Error #2: adherence to assumptions
Innovations deal with new things and with the future, which we do not know and which unfortunately cannot be foreseen. Therefore, at the start of the project, comprehensive information on customer needs, market and environmental conditions, etc. must be collected in the front end of the innovation process. The innovation concept and product strategy are developed on the basis of this information. This includes, for example, which customer needs you want to satisfy, what the target markets are, how you want to differentiate yourself from the competition or which risks have to be considered.
One must admit to oneself that one works only conditionally with facts but with assumptions. The big mistake would be to set these assumptions in stone as objectively correct, especially when it comes to customer wishes.
However, the aim must be to continuously check these assumptions and to validate and adapt the concept and product strategy on the basis of new findings. Here, for example, the principles of the Lean Startup method, which also works iteratively, can be applied. We take up the most risky assumptions and try to test them as quickly and simply as possible with prototypes at the future customer.

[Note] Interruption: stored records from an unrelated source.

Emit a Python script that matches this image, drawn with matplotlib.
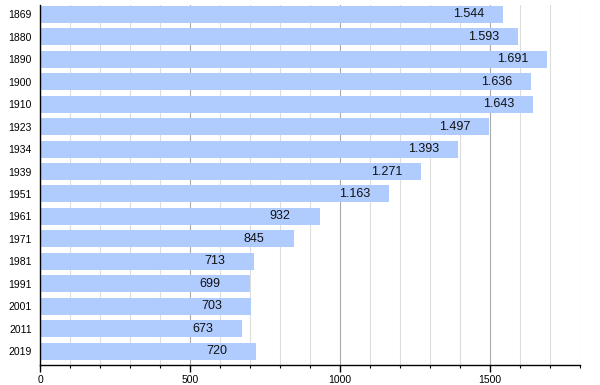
import matplotlib
matplotlib.use("Agg")
import matplotlib.pyplot as plt
from matplotlib.ticker import MultipleLocator

plt.rcParams["font.family"] = ["Liberation Sans", "DejaVu Sans"]

years = ["1869", "1880", "1890", "1900", "1910", "1923", "1934", "1939",
         "1951", "1961", "1971", "1981", "1991", "2001", "2011", "2019"]
population = [1544, 1593, 1691, 1636, 1643, 1497, 1393, 1271,
              1163, 932, 845, 713, 699, 703, 673, 720]


def fmt(v):
    # thousands separator as a dot
    return "{:,}".format(v).replace(",", ".")


fig = plt.figure(figsize=(6, 3.85), dpi=100)
ax = fig.add_axes([40 / 600, 20 / 385, 540 / 600, 360 / 385])

pos = list(range(len(years)))
ax.barh(pos, population, height=0.757, color="#b0ccff", zorder=2)

for y, v in zip(pos, population):
    ax.annotate(fmt(v), xy=(v, y), xytext=(-50, 0), textcoords="offset pixels",
                ha="left", va="center", fontsize=9, color="#111111", zorder=3)

ax.set_xlim(0, 1800)
ax.set_ylim(15.61, -0.41)
ax.set_yticks(pos)
ax.set_yticklabels(years, fontsize=7.5)
ax.tick_params(axis="y", length=0, pad=6)

ax.xaxis.set_major_locator(MultipleLocator(500))
ax.xaxis.set_minor_locator(MultipleLocator(100))
ax.tick_params(axis="x", which="major", length=5, width=1, labelsize=7.5, pad=2)
ax.tick_params(axis="x", which="minor", length=2.5, width=0.8)
ax.grid(axis="x", which="minor", color="#dddddd", linewidth=0.8, zorder=0)
ax.grid(axis="x", which="major", color="#aaaaaa", linewidth=0.8, zorder=0)

for s in ["top", "right"]:
    ax.spines[s].set_visible(False)
ax.spines["left"].set_linewidth(1)
ax.spines["bottom"].set_linewidth(1)

fig.savefig("out.png", dpi=100)
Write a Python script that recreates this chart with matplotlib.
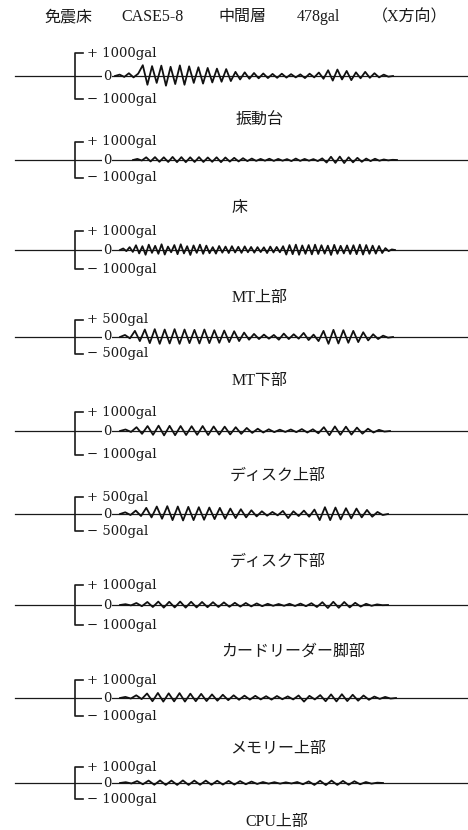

The most important thing here is that all project participants and decision-makers are aware that one works with assumptions and not with facts, and what consequences this can have.
Error #3: Acceleration of the innovation process
Many believe that the most important success factor is to be the first. Managers are tempted to speed up the innovation process, for example by skipping stages or shortening process steps. But all this happens at the expense of quality and results. After all, what is the point of being the first on the market or faster if the product then does not meet market requirements and internal and external quality demands? This can lead to high follow-up costs or degrade the new product to a flop.
There are several ways to accelerate the innovation process. For example, more resources can be made available. Or you can eliminate idle times and idle times and make quick and timely decisions. But you must never skip or skip necessary steps.
Error #4: Control with financial figures
As with the other points, the issue of the unpredictable future also plays a major role here. You can only plan innovation to a limited extent and you work with assumptions. This makes it all the more tricky when you try to put financial figures in the room.
Corporate leaders often demand that everything be measured against financial indicators such as sales and earnings. At the beginning of a project, business cases are already created, although one does not yet know what the product will look like in the end. And therefore one cannot say what the product will cost or the customer is willing to pay. As long as you do not know all the essential facts, which you usually only have at the end of the development, these figures are castles in the air. Of course, it requires financial figures to determine whether you are in the target corridor, but you have to be cautious about it.
There is also another risk. If you stick to financial facts, you can lose sight of the strategic potential. After all, it is not only direct returns that play a role in innovations. You have to look at other opportunities, for example it is a basic innovation on the basis of which further new products can be created. Or are there synergies in the product portfolio that this new product can be used to sell additional services?
Acting rationally and sticking to hard financial ratios can kill off the best innovation. Therefore one should always consider the whole when making decisions, especially the soft topics.
Error #5: Project completion with product availability
A frequently observed situation is that the innovation process is concluded with the availability of the product on the market. But this is where the hard work starts, because a new product does not sell itself. But you not only have to convince the customer, you have to start in your own company. You have to win over, motivate and train the sales team for the product in order to bring it to market. This is an obstacle in many companies.
In this sense, change management internally on the one hand and the start of sales to the outside world on the other hand are given high priority for innovation success. This includes a lot of persuasion, training, sales actions, marketing campaigns, etc. The often seen problem is that after product development not only the focus and the commitment for the project are lost, but above all that the necessary resources are missing. It must therefore become clear in the company that the innovation project is only over when the product has successfully reached the customer.
Actions to avoid these errors in the innovation process
To avoid mistakes in the innovation process, there are various actions that companies can take. One important method is to define clear goals and strategies for the innovation process. In addition, all relevant employees should be integrated into the process in order to gather ideas from different areas of the company and work together to develop new products or services. The perspective of the market should not be neglected either, as this is crucial for success. To ensure that sufficient resources are available for the innovation process, management should prioritize the allocation of these resources. It is also important to identify and resolve resistance to change within the company at an early stage. By successfully implementing these measures, companies can optimize their innovation processes and thus successfully launch new products or services on the market.
Conclusion: Avoiding mistakes in the innovation process
Innovations are very different from traditional projects where you can work with predictable facts. Therefore, innovation projects, especially because of the novelty and the difficult predictability and predictability, have very special requirements and success components that must be taken into account.